Balancing ministry with other demands of life

Importance of rest for sustained ministry success

(Exo 31:15 NIV)  For six days, work is to be done, but the seventh day is a Sabbath of rest, holy to the LORD. Whoever does any work on the Sabbath day must be put to death.

God’s people were not commended for working non-stop. On the contrary, those who did not observe the Sabbath were put to death.

Why is rest so important? Because the God who created us knows that we can only function effectively if we have enough rest. If we don’t rest, we may do well for a short time but will definitely burn out after a while.

(Psa 23:1-3 NIV)  A psalm of David. The LORD is my shepherd, I shall not be in want. {2} He makes me lie down in green pastures, he leads me beside quiet waters, {3} he restores my soul. He guides me in paths of righteousness for his name’s sake.

Illustration: The Devil’s Day Off?

One day an angry church member scolded his pastor saying, “I phoned you Monday, but I couldn’t get you.” The preacher explained that it was his day off. “What? A day off? The devil never takes a day off!” exclaimed the member with holier-than-thou indignation. “That’s right, ” said the minister, “and if I didn’t take any ‘time out,’ I would be just like him!”

Even Jesus rested.

Mark 6:31 NIV)  Then, because so many people were coming and going that they did not even have a chance to eat, he said to them, “Come with me by yourselves to a quiet place and get some rest.”

If the Son of God needs to rest, so do we.

Application: Have you been guilty of not taking enough rest in ministry? How do you plan to reschedule your weekly routine so that you have some time for rest?

Balancing ministry with a secular job

When we think of the apostle Paul, we think of someone who was devoted full time to the ministry. But it is not always true that Paul was full time in the ministry. There were periods in his life when he worked and served in the ministry at the same time.

(Acts 18:1-4 NIV)  After this, Paul left Athens and went to Corinth. {2} There he met a Jew named Aquila, a native of Pontus, who had recently come from Italy with his wife Priscilla, because Claudius had ordered all the Jews to leave Rome. Paul went to see them, {3} and because he was a tentmaker as they were, he stayed and worked with them. {4} Every Sabbath he reasoned in the synagogue, trying to persuade Jews and Greeks.
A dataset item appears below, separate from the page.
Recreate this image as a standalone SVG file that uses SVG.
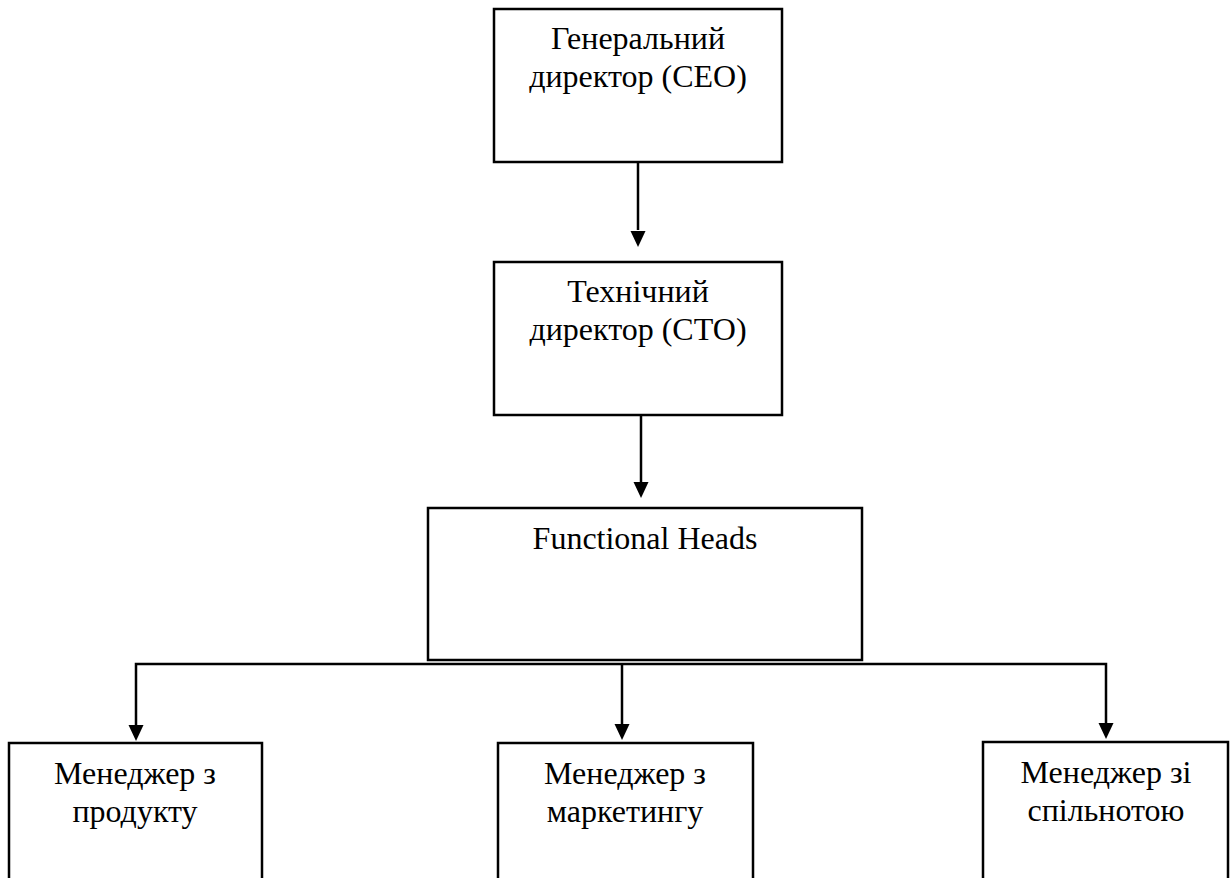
<svg xmlns="http://www.w3.org/2000/svg" width="1231" height="878" viewBox="0 0 1231 878">
<style>
.box{fill:#fff;stroke:#000;stroke-width:2.5}
.lbl{font-family:"Liberation Serif","Times New Roman",serif;font-size:32px;fill:#000;text-anchor:middle}
.con{fill:none;stroke:#000;stroke-width:2.5}
</style>
<defs>
<marker id="arr" markerUnits="userSpaceOnUse" markerWidth="16" markerHeight="18" refX="8" refY="16" orient="auto-start-reverse" viewBox="0 0 16 18">
<path d="M0.5,0 L15.5,0 L8,16 Z" fill="#000"/>
</marker>
</defs>
<rect width="1231" height="878" fill="#fff"/>
<g id="connectors">
<line class="con" x1="638" y1="162" x2="638" y2="230" />
<path d="M630.5,231 L645.5,231 L638,247 Z" fill="#000"/>
<line class="con" x1="641" y1="415" x2="641" y2="482" />
<path d="M633.5,482 L648.5,482 L641,498 Z" fill="#000"/>
<polyline class="con" points="136,725 136,664 1106,664 1106,723" />
<line class="con" x1="622" y1="664" x2="622" y2="724" />
<path d="M128.5,725 L143.5,725 L136,741 Z" fill="#000"/>
<path d="M614.5,724 L629.5,724 L622,740 Z" fill="#000"/>
<path d="M1098.5,723 L1113.5,723 L1106,739 Z" fill="#000"/>
</g>
<g id="ceo">
<rect class="box" x="494" y="9" width="288" height="153"/>
<text class="lbl" x="638" y="49">Генеральний</text>
<text class="lbl" x="638" y="87">директор (СЕО)</text>
</g>
<g id="cto">
<rect class="box" x="494" y="262" width="288" height="153"/>
<text class="lbl" x="638" y="302">Технічний</text>
<text class="lbl" x="638" y="340">директор (СТО)</text>
</g>
<g id="heads">
<rect class="box" x="428" y="508" width="434" height="152"/>
<text class="lbl" x="645" y="549">Functional Heads</text>
</g>
<g id="product">
<rect class="box" x="9" y="743" width="253" height="150"/>
<text class="lbl" x="135" y="784">Менеджер з</text>
<text class="lbl" x="135" y="822">продукту</text>
</g>
<g id="marketing">
<rect class="box" x="498" y="743" width="255" height="150"/>
<text class="lbl" x="625" y="784">Менеджер з</text>
<text class="lbl" x="625" y="822">маркетингу</text>
</g>
<g id="community">
<rect class="box" x="983" y="742" width="245" height="150"/>
<text class="lbl" x="1106" y="783">Менеджер зі</text>
<text class="lbl" x="1106" y="821">спільнотою</text>
</g>
</svg>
Even Paul had to balance his secular job and ministry. We may think that we cannot be effective unless we are full time in the ministry. But that is not true.

We can have ministry plus secular job and we can ask God to help us to balance both.

Balancing ministry with family

(1 Tim 3:1-4 NIV)  Here is a trustworthy saying: If anyone sets his heart on being an overseer, he desires a noble task. {2} Now the overseer must be above reproach, the husband of but one wife, temperate, self-controlled, respectable, hospitable, able to teach, {3} not given to drunkenness, not violent but gentle, not quarrelsome, not a lover of money. {4} He must manage his own family well and see that his children obey him with proper respect.

Church leaders should not be preoccupied with their ministry that they don’t have time for the family. They should examine themselves to make sure that they fulfil their role properly as husband and father.

It is important for the leader to take time off the ministry so that he can spend time with the family.